Output the full listing below exactly as it reads, and skip anything that is a picture.
## BEGIN
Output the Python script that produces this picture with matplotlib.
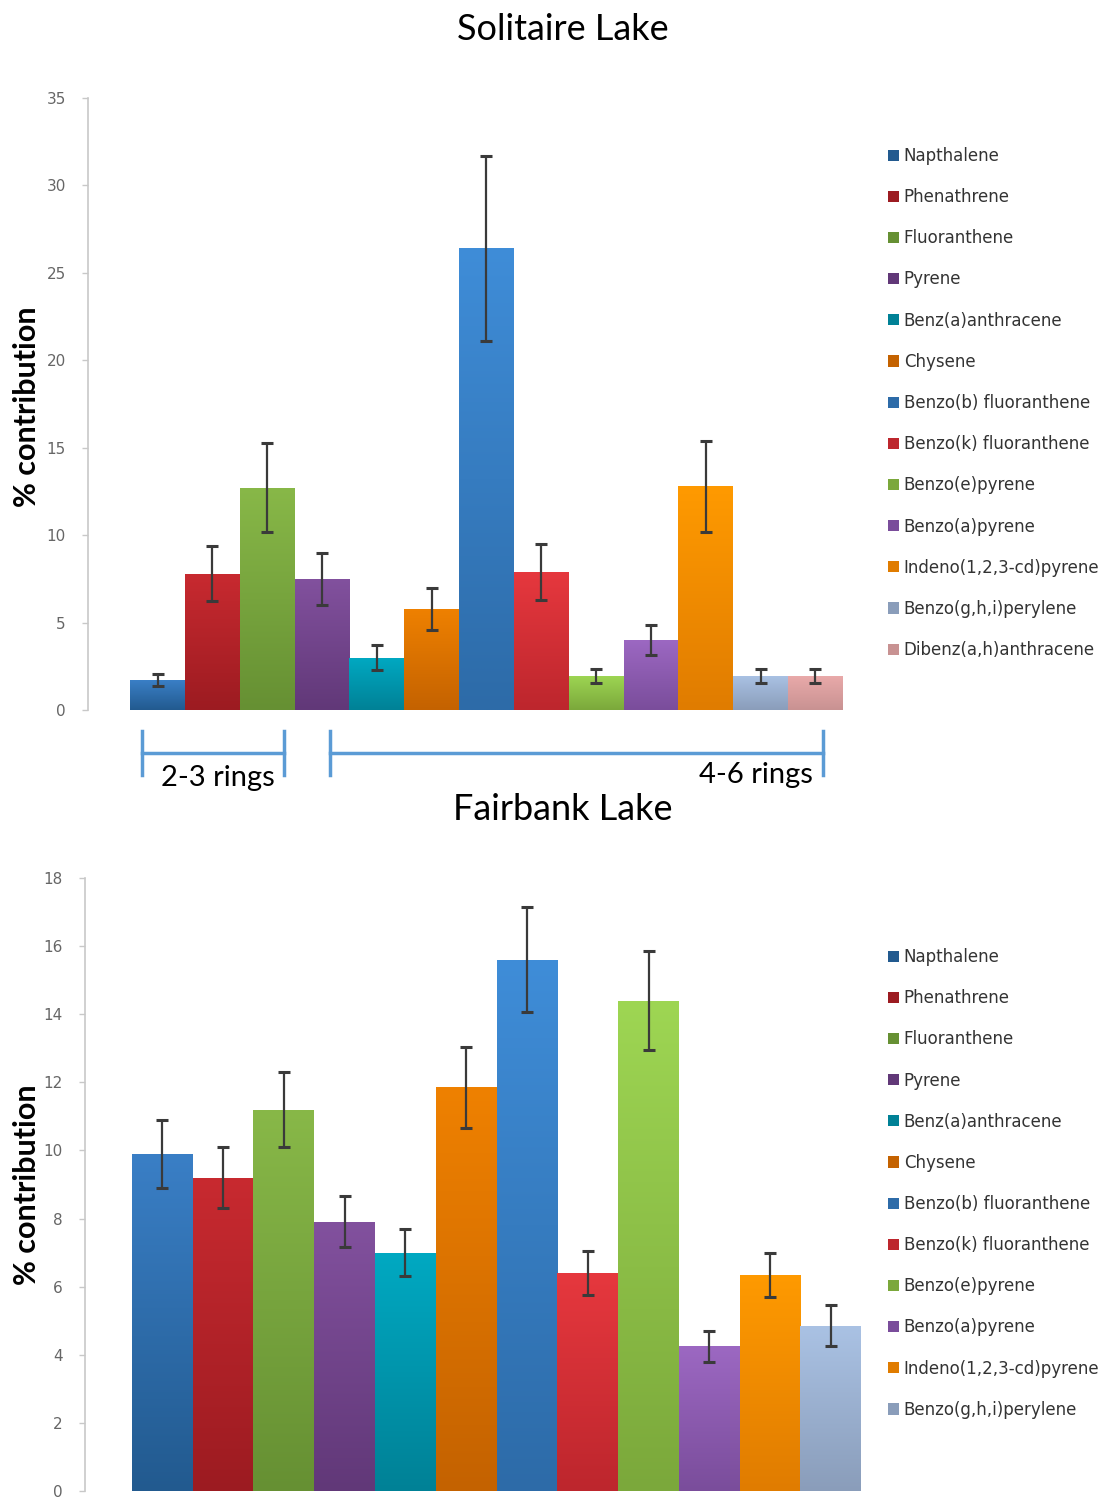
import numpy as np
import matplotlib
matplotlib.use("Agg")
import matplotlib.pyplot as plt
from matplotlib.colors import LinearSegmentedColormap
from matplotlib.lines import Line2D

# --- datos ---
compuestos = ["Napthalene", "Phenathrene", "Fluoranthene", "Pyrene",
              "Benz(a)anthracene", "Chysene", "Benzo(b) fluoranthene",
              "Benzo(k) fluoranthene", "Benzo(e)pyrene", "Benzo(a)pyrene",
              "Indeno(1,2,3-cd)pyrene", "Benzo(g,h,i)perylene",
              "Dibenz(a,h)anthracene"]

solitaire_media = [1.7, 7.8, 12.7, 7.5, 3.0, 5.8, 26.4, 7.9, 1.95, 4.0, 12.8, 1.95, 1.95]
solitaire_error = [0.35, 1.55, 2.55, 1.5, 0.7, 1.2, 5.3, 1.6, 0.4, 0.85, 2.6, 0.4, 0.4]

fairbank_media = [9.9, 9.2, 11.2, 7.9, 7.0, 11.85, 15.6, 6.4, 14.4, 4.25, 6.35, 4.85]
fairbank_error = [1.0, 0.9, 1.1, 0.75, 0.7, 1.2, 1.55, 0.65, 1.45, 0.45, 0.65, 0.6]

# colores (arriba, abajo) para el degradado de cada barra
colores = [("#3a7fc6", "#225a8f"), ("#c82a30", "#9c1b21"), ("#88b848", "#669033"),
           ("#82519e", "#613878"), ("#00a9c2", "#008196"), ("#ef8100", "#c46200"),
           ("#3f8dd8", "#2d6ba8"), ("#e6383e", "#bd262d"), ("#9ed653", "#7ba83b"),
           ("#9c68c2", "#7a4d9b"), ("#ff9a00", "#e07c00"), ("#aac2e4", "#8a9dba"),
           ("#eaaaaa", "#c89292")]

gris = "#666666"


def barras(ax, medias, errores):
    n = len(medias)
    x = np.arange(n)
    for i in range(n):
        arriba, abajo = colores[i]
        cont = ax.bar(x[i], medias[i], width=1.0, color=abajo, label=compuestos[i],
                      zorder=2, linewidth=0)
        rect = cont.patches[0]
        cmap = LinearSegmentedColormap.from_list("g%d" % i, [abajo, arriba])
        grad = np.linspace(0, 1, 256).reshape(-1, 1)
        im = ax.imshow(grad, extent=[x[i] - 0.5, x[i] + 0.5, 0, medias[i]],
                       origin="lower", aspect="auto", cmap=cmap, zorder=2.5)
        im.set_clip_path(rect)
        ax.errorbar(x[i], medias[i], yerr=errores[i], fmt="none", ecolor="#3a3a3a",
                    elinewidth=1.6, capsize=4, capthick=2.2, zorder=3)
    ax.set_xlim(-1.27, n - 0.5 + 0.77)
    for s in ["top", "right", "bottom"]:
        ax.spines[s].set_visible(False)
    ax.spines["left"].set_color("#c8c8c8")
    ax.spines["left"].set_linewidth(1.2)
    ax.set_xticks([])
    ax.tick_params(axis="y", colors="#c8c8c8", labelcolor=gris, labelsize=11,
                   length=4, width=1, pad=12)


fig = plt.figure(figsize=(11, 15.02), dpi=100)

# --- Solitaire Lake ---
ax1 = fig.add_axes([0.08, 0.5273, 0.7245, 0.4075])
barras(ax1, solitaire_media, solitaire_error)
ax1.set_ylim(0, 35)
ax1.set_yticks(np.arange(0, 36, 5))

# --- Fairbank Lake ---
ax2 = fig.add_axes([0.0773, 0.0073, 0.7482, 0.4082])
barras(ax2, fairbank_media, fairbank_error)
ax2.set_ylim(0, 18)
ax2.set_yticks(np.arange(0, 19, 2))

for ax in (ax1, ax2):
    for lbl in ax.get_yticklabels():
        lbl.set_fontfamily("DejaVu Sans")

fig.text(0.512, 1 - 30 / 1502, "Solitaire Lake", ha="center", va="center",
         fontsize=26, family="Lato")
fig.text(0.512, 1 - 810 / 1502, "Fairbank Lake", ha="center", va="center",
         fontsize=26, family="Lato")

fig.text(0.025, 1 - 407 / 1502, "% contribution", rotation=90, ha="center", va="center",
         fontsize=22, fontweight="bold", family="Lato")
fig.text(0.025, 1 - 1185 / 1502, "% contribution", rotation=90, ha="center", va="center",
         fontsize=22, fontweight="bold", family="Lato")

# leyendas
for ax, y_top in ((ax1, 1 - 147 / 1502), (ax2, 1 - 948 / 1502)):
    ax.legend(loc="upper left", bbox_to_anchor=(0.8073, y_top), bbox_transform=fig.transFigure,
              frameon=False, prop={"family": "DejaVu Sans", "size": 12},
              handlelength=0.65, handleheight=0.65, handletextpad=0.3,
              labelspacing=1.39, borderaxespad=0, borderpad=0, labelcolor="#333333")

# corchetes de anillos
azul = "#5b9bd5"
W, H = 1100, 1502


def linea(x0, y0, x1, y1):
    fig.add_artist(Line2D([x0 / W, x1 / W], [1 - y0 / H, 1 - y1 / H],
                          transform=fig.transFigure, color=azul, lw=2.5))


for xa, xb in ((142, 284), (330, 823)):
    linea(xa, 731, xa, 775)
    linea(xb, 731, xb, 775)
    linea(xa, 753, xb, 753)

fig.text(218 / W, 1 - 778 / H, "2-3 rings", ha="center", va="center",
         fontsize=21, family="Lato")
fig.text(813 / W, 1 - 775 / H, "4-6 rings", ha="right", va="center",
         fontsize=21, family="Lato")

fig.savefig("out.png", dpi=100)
## END
* **Expected answer**:
Output the Python script that produces this picture with matplotlib.
import numpy as np
import matplotlib
matplotlib.use("Agg")
import matplotlib.pyplot as plt
from matplotlib.colors import LinearSegmentedColormap
from matplotlib.lines import Line2D

# --- datos ---
compuestos = ["Napthalene", "Phenathrene", "Fluoranthene", "Pyrene",
              "Benz(a)anthracene", "Chysene", "Benzo(b) fluoranthene",
              "Benzo(k) fluoranthene", "Benzo(e)pyrene", "Benzo(a)pyrene",
              "Indeno(1,2,3-cd)pyrene", "Benzo(g,h,i)perylene",
              "Dibenz(a,h)anthracene"]

solitaire_media = [1.7, 7.8, 12.7, 7.5, 3.0, 5.8, 26.4, 7.9, 1.95, 4.0, 12.8, 1.95, 1.95]
solitaire_error = [0.35, 1.55, 2.55, 1.5, 0.7, 1.2, 5.3, 1.6, 0.4, 0.85, 2.6, 0.4, 0.4]

fairbank_media = [9.9, 9.2, 11.2, 7.9, 7.0, 11.85, 15.6, 6.4, 14.4, 4.25, 6.35, 4.85]
fairbank_error = [1.0, 0.9, 1.1, 0.75, 0.7, 1.2, 1.55, 0.65, 1.45, 0.45, 0.65, 0.6]

# colores (arriba, abajo) para el degradado de cada barra
colores = [("#3a7fc6", "#225a8f"), ("#c82a30", "#9c1b21"), ("#88b848", "#669033"),
           ("#82519e", "#613878"), ("#00a9c2", "#008196"), ("#ef8100", "#c46200"),
           ("#3f8dd8", "#2d6ba8"), ("#e6383e", "#bd262d"), ("#9ed653", "#7ba83b"),
           ("#9c68c2", "#7a4d9b"), ("#ff9a00", "#e07c00"), ("#aac2e4", "#8a9dba"),
           ("#eaaaaa", "#c89292")]

gris = "#666666"


def barras(ax, medias, errores):
    n = len(medias)
    x = np.arange(n)
    for i in range(n):
        arriba, abajo = colores[i]
        cont = ax.bar(x[i], medias[i], width=1.0, color=abajo, label=compuestos[i],
                      zorder=2, linewidth=0)
        rect = cont.patches[0]
        cmap = LinearSegmentedColormap.from_list("g%d" % i, [abajo, arriba])
        grad = np.linspace(0, 1, 256).reshape(-1, 1)
        im = ax.imshow(grad, extent=[x[i] - 0.5, x[i] + 0.5, 0, medias[i]],
                       origin="lower", aspect="auto", cmap=cmap, zorder=2.5)
        im.set_clip_path(rect)
        ax.errorbar(x[i], medias[i], yerr=errores[i], fmt="none", ecolor="#3a3a3a",
                    elinewidth=1.6, capsize=4, capthick=2.2, zorder=3)
    ax.set_xlim(-1.27, n - 0.5 + 0.77)
    for s in ["top", "right", "bottom"]:
        ax.spines[s].set_visible(False)
    ax.spines["left"].set_color("#c8c8c8")
    ax.spines["left"].set_linewidth(1.2)
    ax.set_xticks([])
    ax.tick_params(axis="y", colors="#c8c8c8", labelcolor=gris, labelsize=11,
                   length=4, width=1, pad=12)


fig = plt.figure(figsize=(11, 15.02), dpi=100)

# --- Solitaire Lake ---
ax1 = fig.add_axes([0.08, 0.5273, 0.7245, 0.4075])
barras(ax1, solitaire_media, solitaire_error)
ax1.set_ylim(0, 35)
ax1.set_yticks(np.arange(0, 36, 5))

# --- Fairbank Lake ---
ax2 = fig.add_axes([0.0773, 0.0073, 0.7482, 0.4082])
barras(ax2, fairbank_media, fairbank_error)
ax2.set_ylim(0, 18)
ax2.set_yticks(np.arange(0, 19, 2))

for ax in (ax1, ax2):
    for lbl in ax.get_yticklabels():
        lbl.set_fontfamily("DejaVu Sans")

fig.text(0.512, 1 - 30 / 1502, "Solitaire Lake", ha="center", va="center",
         fontsize=26, family="Lato")
fig.text(0.512, 1 - 810 / 1502, "Fairbank Lake", ha="center", va="center",
         fontsize=26, family="Lato")

fig.text(0.025, 1 - 407 / 1502, "% contribution", rotation=90, ha="center", va="center",
         fontsize=22, fontweight="bold", family="Lato")
fig.text(0.025, 1 - 1185 / 1502, "% contribution", rotation=90, ha="center", va="center",
         fontsize=22, fontweight="bold", family="Lato")

# leyendas
for ax, y_top in ((ax1, 1 - 147 / 1502), (ax2, 1 - 948 / 1502)):
    ax.legend(loc="upper left", bbox_to_anchor=(0.8073, y_top), bbox_transform=fig.transFigure,
              frameon=False, prop={"family": "DejaVu Sans", "size": 12},
              handlelength=0.65, handleheight=0.65, handletextpad=0.3,
              labelspacing=1.39, borderaxespad=0, borderpad=0, labelcolor="#333333")

# corchetes de anillos
azul = "#5b9bd5"
W, H = 1100, 1502


def linea(x0, y0, x1, y1):
    fig.add_artist(Line2D([x0 / W, x1 / W], [1 - y0 / H, 1 - y1 / H],
                          transform=fig.transFigure, color=azul, lw=2.5))


for xa, xb in ((142, 284), (330, 823)):
    linea(xa, 731, xa, 775)
    linea(xb, 731, xb, 775)
    linea(xa, 753, xb, 753)

fig.text(218 / W, 1 - 778 / H, "2-3 rings", ha="center", va="center",
         fontsize=21, family="Lato")
fig.text(813 / W, 1 - 775 / H, "4-6 rings", ha="right", va="center",
         fontsize=21, family="Lato")

fig.savefig("out.png", dpi=100)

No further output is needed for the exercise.